Am I a Wuss Lawyer?
Eric the Unwashed Advocate writes:
You know who and what you are.
You’re the guy who goes into court with a couple of decent motions. You file them knowing that you have a great chance of succeeding because, hey, the law appears to be on your side. From your perspective. You expect to win.
Then, you don’t. . . .
. . .
Then, as you lay on the ground, exhausted from your crying. You reach for your keyboard. You write. No, not a motion or legal brief. You write on Facebook, or a message board, or a twit. You write about the unfairness. You kick the process, the “system,” the rules, and the deck so deftly stacked against your client. Unfairness reins supreme.
Tears pour from your words.
And not a damn bit of it helps your client.
Is that me?
I’ve noted before that, given particularly awful precedent in my state, things I’ve written here could conceivably get me disbarred. But my willingness to write those things in spite of that doesn’t prove I’m not a wuss, because, as I’ve also noted before, part of me thinks the supreme court would be doing me a favor by disbarring me. Does my indifference to whether I remain a lawyer itself make me a wuss? I don’t think so. There are many ways to wage war, of which a license to practice law is only one.
I view this blog as constituting a very small contribution to a very large (in terms of stakes if not of numbers of wagers) campaign, which the powers-that-be do not regard with unconcern. That campaign says: “Pay attention to the man behind the curtain.” “The Emperor has no clothes.” “The Constitution is of No Authority.” These ideas, if they become general, will have consequences.

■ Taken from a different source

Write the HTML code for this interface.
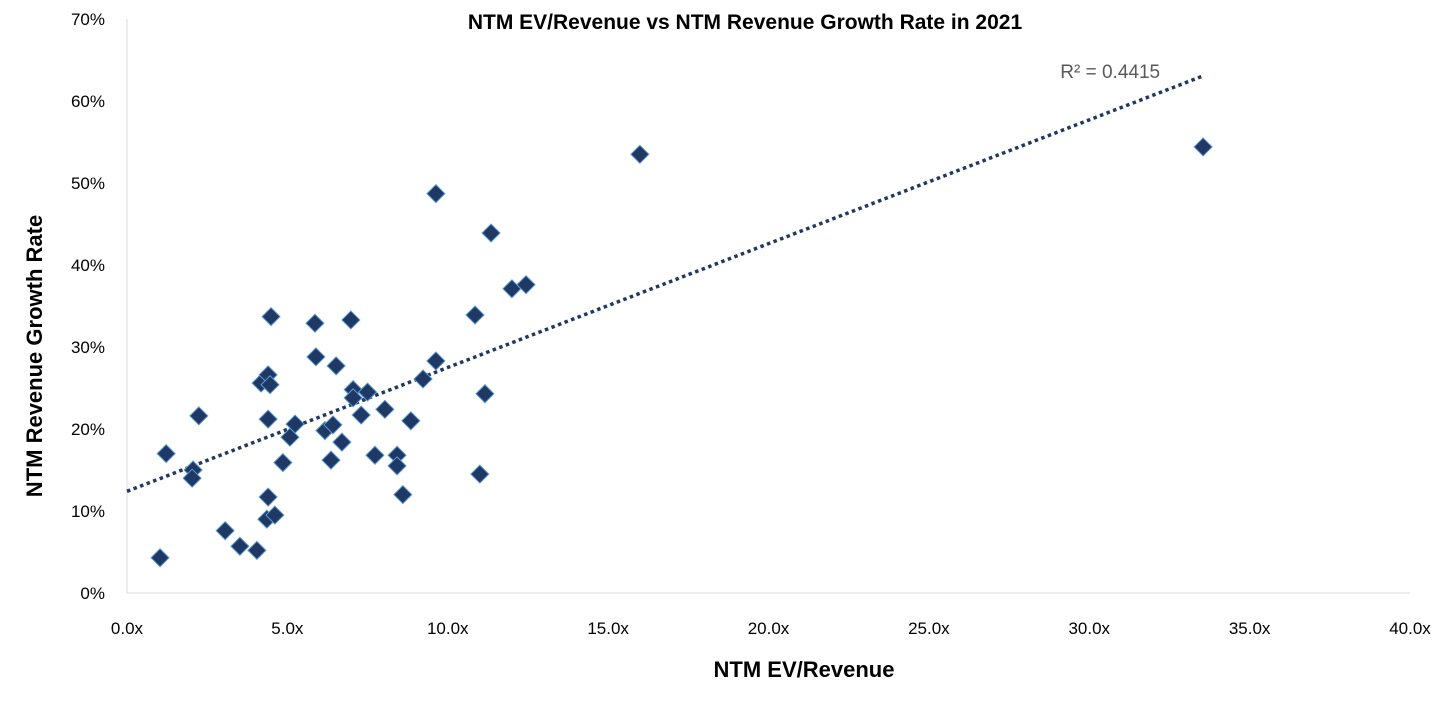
<!DOCTYPE html>
<html><head><meta charset="utf-8"><style>
body{margin:0;background:#fff;}
svg{display:block;font-family:"Liberation Sans",Arial,sans-serif;}
</style></head><body>
<svg id="chart" width="1456" height="709">
<text x="745" y="29" text-anchor="middle" font-size="21" font-weight="bold" fill="#000">NTM EV/Revenue vs NTM Revenue Growth Rate in 2021</text>
<text transform="translate(42,356) rotate(-90)" text-anchor="middle" font-size="22" font-weight="bold">NTM Revenue Growth Rate</text>
<text x="804" y="677" text-anchor="middle" font-size="22" font-weight="bold">NTM EV/Revenue</text>
<g id="axes"></g>
<g id="trend"></g>
<g id="points"></g>
</svg>
<script>
const xVals=[1.03,1.22,2.06,2.03,2.24,3.06,3.52,4.05,4.18,4.4,4.4,4.36,4.61,4.49,4.4,4.46,4.86,5.08,5.24,5.86,5.89,6.52,6.36,6.17,6.42,6.7,6.98,7.05,7.05,7.3,7.5,7.73,8.04,8.42,8.42,8.6,8.85,9.23,9.63,9.63,10.85,11.0,11.16,11.35,12.0,12.44,15.99,33.55];
const yVals=[4.3,17.0,15.0,14.0,21.6,7.6,5.7,5.2,25.6,26.6,11.7,9.0,9.5,33.7,21.2,25.4,15.9,19.0,20.6,32.9,28.8,27.7,16.2,19.8,20.5,18.4,33.3,24.8,23.8,21.7,24.5,16.8,22.4,16.8,15.5,12.0,21.0,26.1,28.3,48.7,33.9,14.5,24.3,43.9,37.1,37.6,53.5,54.4];
const xTicks=[0,5,10,15,20,25,30,35,40];
const yTicks=[0,10,20,30,40,50,60,70];
const trendIntercept=[12.4];
const trendSlope=[1.51];
const rSquaredLabel="R² = 0.4415";
const NS="http://www.w3.org/2000/svg";
const X0=127,X1=1410,Y0=593,Y1=19;
const sx=v=>X0+(v-0)/40*(X1-X0);
const sy=v=>Y0-(v/70)*(Y0-Y1);
function mk(t,a,p){const e=document.createElementNS(NS,t);for(const k in a)e.setAttribute(k,a[k]);p.appendChild(e);return e;}
const axes=document.getElementById('axes');
let l=mk('line',{x1:X0,y1:Y1,x2:X0,y2:Y0,stroke:'#d9d9d9','stroke-width':1},axes);


l=mk('line',{x1:X0,y1:Y0,x2:X1,y2:Y0,stroke:'#d9d9d9','stroke-width':1},axes);


xTicks.forEach(v=>{const t=mk('text',{x:sx(v),y:Y0+41,'text-anchor':'middle','font-size':17,fill:'#000'},axes);t.textContent=v.toFixed(1)+'x';

});
yTicks.forEach(v=>{const t=mk('text',{x:X0-22,y:sy(v)+6,'text-anchor':'end','font-size':17,fill:'#000'},axes);t.textContent=v+'%';

});
const a=trendIntercept[0],b=trendSlope[0];const xmax=Math.max(...xVals);
const tg=document.getElementById('trend');
const tl=mk('line',{x1:sx(0),y1:sy(a),x2:sx(xmax),y2:sy(a+b*xmax),stroke:'#1f3864','stroke-width':3.5,'stroke-dasharray':'3.5 3.5'},tg);


const rt=mk('text',{x:sx(xmax)-43,y:sy(a+b*xmax)+2,'text-anchor':'end','font-size':19,fill:'#595959'},tg);rt.textContent=rSquaredLabel;


const pg=document.getElementById('points');
for(let i=0;i<xVals.length;i++){const cx=sx(xVals[i]),cy=sy(yVals[i]),r=9;
const p=mk('path',{d:`M${cx},${cy-r}L${cx+r},${cy}L${cx},${cy+r}L${cx-r},${cy}Z`,fill:'#1f3864',stroke:'#5b9bd5','stroke-width':1},pg);

}
</script>
</body></html>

Yes, my only weapon in this campaign is a keyboard. What would Eric call me if it wasn’t?
And you care what this fellow thinks because?
1Oh, I don’t really care what he thinks. He wrote a post a while ago attacking you that clearly demonstrated his thought processes are faulty.
His post implies it’s whiny and craven, i.e., something a “wuss” does, to fairly call attention to and call out the unfairness of the system. That’s a faulty and dangerous way of looking at things. It is itself the thought process of a “wuss,” and gives comfort and aid to “wusses.” So yeah, I guess to the extent anybody reads his blog, and finds comfort and aid in this particular post for their “wussiness,” I do care, just as I care when a published court opinion flouts reason and enacts injustice.